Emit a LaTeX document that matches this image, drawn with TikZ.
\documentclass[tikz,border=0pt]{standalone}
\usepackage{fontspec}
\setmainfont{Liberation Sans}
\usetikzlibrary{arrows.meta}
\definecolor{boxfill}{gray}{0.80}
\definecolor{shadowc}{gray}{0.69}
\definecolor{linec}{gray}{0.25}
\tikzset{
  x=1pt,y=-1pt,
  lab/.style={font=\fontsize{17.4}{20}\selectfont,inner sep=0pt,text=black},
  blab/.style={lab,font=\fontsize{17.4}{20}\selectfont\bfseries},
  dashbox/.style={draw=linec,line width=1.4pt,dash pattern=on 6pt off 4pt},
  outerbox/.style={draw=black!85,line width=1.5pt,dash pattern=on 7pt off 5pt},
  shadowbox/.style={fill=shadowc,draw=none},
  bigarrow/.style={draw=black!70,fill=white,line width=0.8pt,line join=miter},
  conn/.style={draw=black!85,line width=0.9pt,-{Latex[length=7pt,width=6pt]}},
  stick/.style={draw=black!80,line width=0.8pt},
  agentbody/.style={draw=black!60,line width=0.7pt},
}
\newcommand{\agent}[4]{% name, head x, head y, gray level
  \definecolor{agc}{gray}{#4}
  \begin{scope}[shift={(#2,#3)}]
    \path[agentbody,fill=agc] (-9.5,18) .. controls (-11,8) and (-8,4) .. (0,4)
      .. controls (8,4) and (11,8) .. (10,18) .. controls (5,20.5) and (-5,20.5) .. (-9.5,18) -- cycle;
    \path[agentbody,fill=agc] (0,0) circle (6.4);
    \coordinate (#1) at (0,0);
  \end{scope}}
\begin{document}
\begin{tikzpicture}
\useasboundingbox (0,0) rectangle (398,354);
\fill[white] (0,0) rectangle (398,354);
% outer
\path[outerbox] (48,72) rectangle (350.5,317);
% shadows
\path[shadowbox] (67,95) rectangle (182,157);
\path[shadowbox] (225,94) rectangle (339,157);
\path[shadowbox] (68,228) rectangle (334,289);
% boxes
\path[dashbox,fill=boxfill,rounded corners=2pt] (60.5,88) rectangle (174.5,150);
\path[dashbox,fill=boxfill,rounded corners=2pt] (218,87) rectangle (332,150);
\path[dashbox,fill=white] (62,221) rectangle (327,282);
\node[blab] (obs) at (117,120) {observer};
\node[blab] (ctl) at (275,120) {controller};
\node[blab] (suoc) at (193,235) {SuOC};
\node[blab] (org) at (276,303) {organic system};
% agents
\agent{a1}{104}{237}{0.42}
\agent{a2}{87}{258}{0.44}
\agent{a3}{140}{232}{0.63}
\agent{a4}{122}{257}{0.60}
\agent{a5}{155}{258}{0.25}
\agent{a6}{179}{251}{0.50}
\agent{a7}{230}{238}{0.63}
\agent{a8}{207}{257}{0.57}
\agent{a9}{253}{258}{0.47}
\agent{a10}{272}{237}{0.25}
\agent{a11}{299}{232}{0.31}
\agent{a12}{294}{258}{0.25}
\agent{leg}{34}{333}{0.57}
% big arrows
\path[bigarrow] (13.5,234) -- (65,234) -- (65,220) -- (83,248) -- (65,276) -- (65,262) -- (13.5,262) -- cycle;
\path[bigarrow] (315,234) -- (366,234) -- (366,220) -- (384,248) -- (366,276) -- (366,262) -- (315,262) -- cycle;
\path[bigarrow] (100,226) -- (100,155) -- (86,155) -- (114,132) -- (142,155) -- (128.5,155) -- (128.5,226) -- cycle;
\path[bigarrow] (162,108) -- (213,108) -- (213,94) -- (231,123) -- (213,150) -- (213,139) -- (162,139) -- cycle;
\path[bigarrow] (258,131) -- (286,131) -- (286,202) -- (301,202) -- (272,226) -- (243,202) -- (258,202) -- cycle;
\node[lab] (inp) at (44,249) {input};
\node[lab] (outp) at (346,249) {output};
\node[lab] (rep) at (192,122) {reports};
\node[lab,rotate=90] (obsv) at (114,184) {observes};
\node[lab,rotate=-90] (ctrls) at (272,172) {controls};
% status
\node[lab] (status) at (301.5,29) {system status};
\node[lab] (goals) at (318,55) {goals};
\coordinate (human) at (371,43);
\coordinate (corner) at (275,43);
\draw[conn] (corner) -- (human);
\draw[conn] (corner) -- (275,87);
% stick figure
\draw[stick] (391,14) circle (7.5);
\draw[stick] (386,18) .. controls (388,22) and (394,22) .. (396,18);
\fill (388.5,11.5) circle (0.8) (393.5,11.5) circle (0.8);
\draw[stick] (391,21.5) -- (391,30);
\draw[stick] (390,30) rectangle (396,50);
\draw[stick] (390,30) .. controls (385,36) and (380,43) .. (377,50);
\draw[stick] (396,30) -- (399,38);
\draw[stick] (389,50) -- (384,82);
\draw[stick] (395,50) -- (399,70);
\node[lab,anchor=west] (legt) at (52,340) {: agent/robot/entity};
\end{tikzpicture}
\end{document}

**What is expected:** Restate the whole listing exactly, leaving out nothing.

**Written response:**
Emit a LaTeX document that matches this image, drawn with TikZ.
\documentclass[tikz,border=0pt]{standalone}
\usepackage{fontspec}
\setmainfont{Liberation Sans}
\usetikzlibrary{arrows.meta}
\definecolor{boxfill}{gray}{0.80}
\definecolor{shadowc}{gray}{0.69}
\definecolor{linec}{gray}{0.25}
\tikzset{
  x=1pt,y=-1pt,
  lab/.style={font=\fontsize{17.4}{20}\selectfont,inner sep=0pt,text=black},
  blab/.style={lab,font=\fontsize{17.4}{20}\selectfont\bfseries},
  dashbox/.style={draw=linec,line width=1.4pt,dash pattern=on 6pt off 4pt},
  outerbox/.style={draw=black!85,line width=1.5pt,dash pattern=on 7pt off 5pt},
  shadowbox/.style={fill=shadowc,draw=none},
  bigarrow/.style={draw=black!70,fill=white,line width=0.8pt,line join=miter},
  conn/.style={draw=black!85,line width=0.9pt,-{Latex[length=7pt,width=6pt]}},
  stick/.style={draw=black!80,line width=0.8pt},
  agentbody/.style={draw=black!60,line width=0.7pt},
}
\newcommand{\agent}[4]{% name, head x, head y, gray level
  \definecolor{agc}{gray}{#4}
  \begin{scope}[shift={(#2,#3)}]
    \path[agentbody,fill=agc] (-9.5,18) .. controls (-11,8) and (-8,4) .. (0,4)
      .. controls (8,4) and (11,8) .. (10,18) .. controls (5,20.5) and (-5,20.5) .. (-9.5,18) -- cycle;
    \path[agentbody,fill=agc] (0,0) circle (6.4);
    \coordinate (#1) at (0,0);
  \end{scope}}
\begin{document}
\begin{tikzpicture}
\useasboundingbox (0,0) rectangle (398,354);
\fill[white] (0,0) rectangle (398,354);
% outer
\path[outerbox] (48,72) rectangle (350.5,317);
% shadows
\path[shadowbox] (67,95) rectangle (182,157);
\path[shadowbox] (225,94) rectangle (339,157);
\path[shadowbox] (68,228) rectangle (334,289);
% boxes
\path[dashbox,fill=boxfill,rounded corners=2pt] (60.5,88) rectangle (174.5,150);
\path[dashbox,fill=boxfill,rounded corners=2pt] (218,87) rectangle (332,150);
\path[dashbox,fill=white] (62,221) rectangle (327,282);
\node[blab] (obs) at (117,120) {observer};
\node[blab] (ctl) at (275,120) {controller};
\node[blab] (suoc) at (193,235) {SuOC};
\node[blab] (org) at (276,303) {organic system};
% agents
\agent{a1}{104}{237}{0.42}
\agent{a2}{87}{258}{0.44}
\agent{a3}{140}{232}{0.63}
\agent{a4}{122}{257}{0.60}
\agent{a5}{155}{258}{0.25}
\agent{a6}{179}{251}{0.50}
\agent{a7}{230}{238}{0.63}
\agent{a8}{207}{257}{0.57}
\agent{a9}{253}{258}{0.47}
\agent{a10}{272}{237}{0.25}
\agent{a11}{299}{232}{0.31}
\agent{a12}{294}{258}{0.25}
\agent{leg}{34}{333}{0.57}
% big arrows
\path[bigarrow] (13.5,234) -- (65,234) -- (65,220) -- (83,248) -- (65,276) -- (65,262) -- (13.5,262) -- cycle;
\path[bigarrow] (315,234) -- (366,234) -- (366,220) -- (384,248) -- (366,276) -- (366,262) -- (315,262) -- cycle;
\path[bigarrow] (100,226) -- (100,155) -- (86,155) -- (114,132) -- (142,155) -- (128.5,155) -- (128.5,226) -- cycle;
\path[bigarrow] (162,108) -- (213,108) -- (213,94) -- (231,123) -- (213,150) -- (213,139) -- (162,139) -- cycle;
\path[bigarrow] (258,131) -- (286,131) -- (286,202) -- (301,202) -- (272,226) -- (243,202) -- (258,202) -- cycle;
\node[lab] (inp) at (44,249) {input};
\node[lab] (outp) at (346,249) {output};
\node[lab] (rep) at (192,122) {reports};
\node[lab,rotate=90] (obsv) at (114,184) {observes};
\node[lab,rotate=-90] (ctrls) at (272,172) {controls};
% status
\node[lab] (status) at (301.5,29) {system status};
\node[lab] (goals) at (318,55) {goals};
\coordinate (human) at (371,43);
\coordinate (corner) at (275,43);
\draw[conn] (corner) -- (human);
\draw[conn] (corner) -- (275,87);
% stick figure
\draw[stick] (391,14) circle (7.5);
\draw[stick] (386,18) .. controls (388,22) and (394,22) .. (396,18);
\fill (388.5,11.5) circle (0.8) (393.5,11.5) circle (0.8);
\draw[stick] (391,21.5) -- (391,30);
\draw[stick] (390,30) rectangle (396,50);
\draw[stick] (390,30) .. controls (385,36) and (380,43) .. (377,50);
\draw[stick] (396,30) -- (399,38);
\draw[stick] (389,50) -- (384,82);
\draw[stick] (395,50) -- (399,70);
\node[lab,anchor=west] (legt) at (52,340) {: agent/robot/entity};
\end{tikzpicture}
\end{document}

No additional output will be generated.